As alluded to earlier though, the Cherokee is a very capable little SUV, especially when optioned with the V6 and the Trailhawk package. There are three different 4×4 systems to choose from, the most serious of which comes on the Trailhawk. This includes a locking rear differential, low range mode, and a neutral mode so the Cherokee can be flat towed behind an RV as many adventurers would. The off-road suspension allows for 8.7” of ground clearance, and adds skid plates protecting all of the most vulnerable areas underneath the Jeep.
In addition to the 4×4 system, the Cherokee also comes with the Selec-Terrain system, allowing drivers to select the type of terrain, and the Jeep’s systems can optimize control. We didn’t get any snow during our test, but in the interest of thorough testing, we exercised the low range 4×4 capability by crawling the Jeep through a heavily rutted and partially frozen field. The Trailhawk made light work of the fairly tough terrain.
Off-roading isn’t the Cherokee’s only trick. When optioned with the V6 and the $495 Towing package, which includes cooling system upgrades, the Cherokee (reviewed here) is rated to tow up to 4500 pounds. This number is heads and shoulders above the majority of the Cherokee’s competitors, and enough for most travel trailers, small boats, and snowmobiles.

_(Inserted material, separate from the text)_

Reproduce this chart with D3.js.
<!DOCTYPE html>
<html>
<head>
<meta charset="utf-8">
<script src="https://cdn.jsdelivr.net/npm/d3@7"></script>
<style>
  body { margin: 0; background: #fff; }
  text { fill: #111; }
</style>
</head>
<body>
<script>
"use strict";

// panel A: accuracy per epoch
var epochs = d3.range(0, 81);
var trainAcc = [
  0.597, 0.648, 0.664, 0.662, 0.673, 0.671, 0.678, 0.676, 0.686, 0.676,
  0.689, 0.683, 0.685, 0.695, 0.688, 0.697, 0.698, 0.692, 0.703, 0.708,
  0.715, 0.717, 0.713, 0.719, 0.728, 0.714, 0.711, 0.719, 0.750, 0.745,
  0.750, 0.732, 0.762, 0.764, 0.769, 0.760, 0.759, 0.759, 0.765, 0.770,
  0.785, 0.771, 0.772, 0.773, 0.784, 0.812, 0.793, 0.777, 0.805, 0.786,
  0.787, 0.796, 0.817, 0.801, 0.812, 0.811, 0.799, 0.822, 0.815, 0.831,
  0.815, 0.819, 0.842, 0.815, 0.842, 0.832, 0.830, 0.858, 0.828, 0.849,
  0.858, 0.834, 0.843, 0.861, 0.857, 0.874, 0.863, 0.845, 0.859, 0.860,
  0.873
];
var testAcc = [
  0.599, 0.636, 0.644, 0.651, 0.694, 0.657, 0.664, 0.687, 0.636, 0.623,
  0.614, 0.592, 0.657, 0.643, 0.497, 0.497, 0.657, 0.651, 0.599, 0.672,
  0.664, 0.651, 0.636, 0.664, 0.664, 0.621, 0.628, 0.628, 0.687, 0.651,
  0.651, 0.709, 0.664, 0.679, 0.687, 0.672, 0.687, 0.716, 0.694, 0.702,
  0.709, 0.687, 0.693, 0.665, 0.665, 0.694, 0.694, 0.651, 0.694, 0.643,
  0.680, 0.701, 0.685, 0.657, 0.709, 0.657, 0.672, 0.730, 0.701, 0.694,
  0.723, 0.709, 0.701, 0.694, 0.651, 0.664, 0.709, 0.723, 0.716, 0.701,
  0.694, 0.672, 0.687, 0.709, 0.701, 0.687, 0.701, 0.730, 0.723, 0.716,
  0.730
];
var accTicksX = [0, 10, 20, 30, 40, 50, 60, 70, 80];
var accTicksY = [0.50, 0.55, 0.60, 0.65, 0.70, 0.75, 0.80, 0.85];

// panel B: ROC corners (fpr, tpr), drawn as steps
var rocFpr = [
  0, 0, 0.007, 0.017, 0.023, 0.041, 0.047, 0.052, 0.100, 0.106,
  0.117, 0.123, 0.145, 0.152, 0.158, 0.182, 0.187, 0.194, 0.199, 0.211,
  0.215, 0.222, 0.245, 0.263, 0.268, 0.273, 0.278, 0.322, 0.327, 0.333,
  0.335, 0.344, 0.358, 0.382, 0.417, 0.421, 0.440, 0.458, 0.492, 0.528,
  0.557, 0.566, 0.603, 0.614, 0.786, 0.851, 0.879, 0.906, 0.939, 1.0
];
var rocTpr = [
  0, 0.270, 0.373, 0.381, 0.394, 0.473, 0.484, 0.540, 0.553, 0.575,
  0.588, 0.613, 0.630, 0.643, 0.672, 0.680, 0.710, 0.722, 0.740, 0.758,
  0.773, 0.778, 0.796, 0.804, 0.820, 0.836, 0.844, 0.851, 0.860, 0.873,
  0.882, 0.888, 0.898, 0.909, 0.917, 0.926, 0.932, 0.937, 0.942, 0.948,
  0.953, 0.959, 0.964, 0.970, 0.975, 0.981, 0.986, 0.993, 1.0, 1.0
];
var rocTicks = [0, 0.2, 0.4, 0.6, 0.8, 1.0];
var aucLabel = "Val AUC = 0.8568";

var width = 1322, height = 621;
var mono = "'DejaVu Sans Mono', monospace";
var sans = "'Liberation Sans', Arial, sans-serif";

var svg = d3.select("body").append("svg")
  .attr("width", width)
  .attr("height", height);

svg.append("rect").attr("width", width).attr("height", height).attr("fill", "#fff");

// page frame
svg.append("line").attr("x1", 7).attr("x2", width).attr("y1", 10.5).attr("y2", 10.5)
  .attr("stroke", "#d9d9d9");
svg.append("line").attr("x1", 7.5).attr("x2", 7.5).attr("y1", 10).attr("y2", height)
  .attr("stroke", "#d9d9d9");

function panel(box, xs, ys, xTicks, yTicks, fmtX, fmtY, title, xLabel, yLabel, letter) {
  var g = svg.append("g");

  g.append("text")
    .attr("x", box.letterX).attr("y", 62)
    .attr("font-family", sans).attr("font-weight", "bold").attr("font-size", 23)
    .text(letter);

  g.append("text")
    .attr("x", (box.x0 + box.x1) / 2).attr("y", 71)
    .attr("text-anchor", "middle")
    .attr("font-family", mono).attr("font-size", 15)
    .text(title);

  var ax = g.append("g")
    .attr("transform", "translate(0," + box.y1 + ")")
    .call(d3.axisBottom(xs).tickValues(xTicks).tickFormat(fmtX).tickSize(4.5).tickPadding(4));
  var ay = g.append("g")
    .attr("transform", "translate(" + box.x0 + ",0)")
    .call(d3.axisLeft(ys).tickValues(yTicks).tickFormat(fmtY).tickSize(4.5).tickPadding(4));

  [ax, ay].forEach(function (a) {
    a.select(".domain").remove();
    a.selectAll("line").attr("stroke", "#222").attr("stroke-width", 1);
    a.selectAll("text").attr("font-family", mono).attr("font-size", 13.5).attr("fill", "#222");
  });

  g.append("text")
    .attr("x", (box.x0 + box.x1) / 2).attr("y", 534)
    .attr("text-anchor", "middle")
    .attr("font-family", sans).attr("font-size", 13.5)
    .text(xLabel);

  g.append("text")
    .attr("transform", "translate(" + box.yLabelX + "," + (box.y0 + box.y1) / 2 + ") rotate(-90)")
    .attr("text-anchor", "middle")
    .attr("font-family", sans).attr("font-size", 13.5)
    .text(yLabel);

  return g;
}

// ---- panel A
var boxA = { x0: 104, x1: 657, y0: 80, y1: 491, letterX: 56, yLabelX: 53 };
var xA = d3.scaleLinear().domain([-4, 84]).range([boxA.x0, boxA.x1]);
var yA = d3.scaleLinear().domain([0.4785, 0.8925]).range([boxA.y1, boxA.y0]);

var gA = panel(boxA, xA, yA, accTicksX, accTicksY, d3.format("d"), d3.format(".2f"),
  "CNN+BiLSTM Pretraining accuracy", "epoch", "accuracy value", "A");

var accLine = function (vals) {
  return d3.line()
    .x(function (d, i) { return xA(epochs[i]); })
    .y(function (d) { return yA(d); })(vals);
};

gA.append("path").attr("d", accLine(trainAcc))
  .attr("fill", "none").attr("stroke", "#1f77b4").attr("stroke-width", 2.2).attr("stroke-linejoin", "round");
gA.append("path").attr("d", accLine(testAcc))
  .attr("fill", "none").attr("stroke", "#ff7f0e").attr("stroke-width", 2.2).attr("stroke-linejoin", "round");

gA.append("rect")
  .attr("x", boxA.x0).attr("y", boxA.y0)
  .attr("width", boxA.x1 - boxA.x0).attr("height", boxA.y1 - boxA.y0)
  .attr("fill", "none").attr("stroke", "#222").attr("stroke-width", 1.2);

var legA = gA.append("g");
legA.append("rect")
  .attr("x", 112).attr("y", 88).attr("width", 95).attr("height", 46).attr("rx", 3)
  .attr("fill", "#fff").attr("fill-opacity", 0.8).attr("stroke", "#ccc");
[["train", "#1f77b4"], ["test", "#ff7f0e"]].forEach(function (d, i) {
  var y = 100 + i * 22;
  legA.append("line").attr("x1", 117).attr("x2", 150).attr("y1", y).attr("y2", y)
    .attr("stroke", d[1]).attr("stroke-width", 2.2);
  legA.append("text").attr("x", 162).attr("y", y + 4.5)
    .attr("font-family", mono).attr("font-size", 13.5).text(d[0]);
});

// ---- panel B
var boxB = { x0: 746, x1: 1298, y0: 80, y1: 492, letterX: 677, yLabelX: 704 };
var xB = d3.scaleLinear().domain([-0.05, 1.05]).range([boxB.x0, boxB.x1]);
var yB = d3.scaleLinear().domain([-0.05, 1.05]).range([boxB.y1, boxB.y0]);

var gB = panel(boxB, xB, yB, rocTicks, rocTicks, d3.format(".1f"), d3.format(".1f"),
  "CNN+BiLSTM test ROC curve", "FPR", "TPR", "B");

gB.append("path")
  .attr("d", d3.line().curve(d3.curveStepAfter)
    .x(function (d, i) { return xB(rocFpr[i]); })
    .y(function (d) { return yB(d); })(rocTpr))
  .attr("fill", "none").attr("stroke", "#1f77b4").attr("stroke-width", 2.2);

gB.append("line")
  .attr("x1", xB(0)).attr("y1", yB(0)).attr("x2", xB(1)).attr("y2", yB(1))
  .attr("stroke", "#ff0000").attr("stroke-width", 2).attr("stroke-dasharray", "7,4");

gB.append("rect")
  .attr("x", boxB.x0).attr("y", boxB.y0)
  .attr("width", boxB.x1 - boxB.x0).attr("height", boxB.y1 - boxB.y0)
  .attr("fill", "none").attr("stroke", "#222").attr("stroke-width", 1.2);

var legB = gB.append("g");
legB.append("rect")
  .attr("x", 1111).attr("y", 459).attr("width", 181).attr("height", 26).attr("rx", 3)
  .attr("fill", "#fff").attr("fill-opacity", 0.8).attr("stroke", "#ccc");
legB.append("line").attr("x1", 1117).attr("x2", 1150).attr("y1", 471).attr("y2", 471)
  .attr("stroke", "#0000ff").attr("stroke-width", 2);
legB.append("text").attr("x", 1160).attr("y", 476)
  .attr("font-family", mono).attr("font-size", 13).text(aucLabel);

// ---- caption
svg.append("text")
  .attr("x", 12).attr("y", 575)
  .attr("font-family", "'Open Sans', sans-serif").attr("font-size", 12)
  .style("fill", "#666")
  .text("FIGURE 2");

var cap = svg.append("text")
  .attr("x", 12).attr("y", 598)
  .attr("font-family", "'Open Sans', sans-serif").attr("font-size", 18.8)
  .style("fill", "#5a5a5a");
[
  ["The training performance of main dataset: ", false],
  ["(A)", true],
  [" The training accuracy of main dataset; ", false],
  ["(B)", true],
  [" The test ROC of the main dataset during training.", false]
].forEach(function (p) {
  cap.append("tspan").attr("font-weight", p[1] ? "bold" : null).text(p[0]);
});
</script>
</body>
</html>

Building a capable SUV is one thing, but building one that’s also decent to drive on the highway is a different game, and it’s one that the Cherokee has been excelling at for years. From behind the wheel, even in Trailhawk trim, it’s not obvious that you’re piloting something properly equipped to head off-road. It’s quiet, there’s no tire hum from the beefy all-terrains, steering is responsive, and the ride is exceptionally complacent. Highway driving is confident and relaxing, making this the kind of Jeep you can happily drive hours to a remote trail, enjoy your off-road adventure, and get right back on the highway without ever feeling out of place.
All this capability is going to cost you in two places. The first place is at the dealer, as the Trailhawk starts at $35,645. Stepping up the more luxurious Leather Plus version brings the price to $38,640 – add to that the few options my tester has and you’re quickly looking at $45,000. The other place the Trailhawk specifically is going to hit you is at the fuel pumps; we averaged 12.2L/100km, compared with the 9.6L/100km average we squeezed out of a front-wheel drive Cherokee V6 (reviewed here). I credit that difference to the additional weight of the 4×4 system, increased ride height, shorter gearing and all the Trailhawk ‘kit’ that you’re lugging around.
The 2017 Jeep Cherokee Trailhawk 4×4 is one of the few true go anywhere, do-anything SUVs left on the market today. Yet somehow, it’s as refined and as easy to live with as any of its competitors are, which genuinely is a tough act to beat. If proper versatility is what you’re looking for in a “right-sized” SUV, it’s difficult to look anywhere else other than Jeep.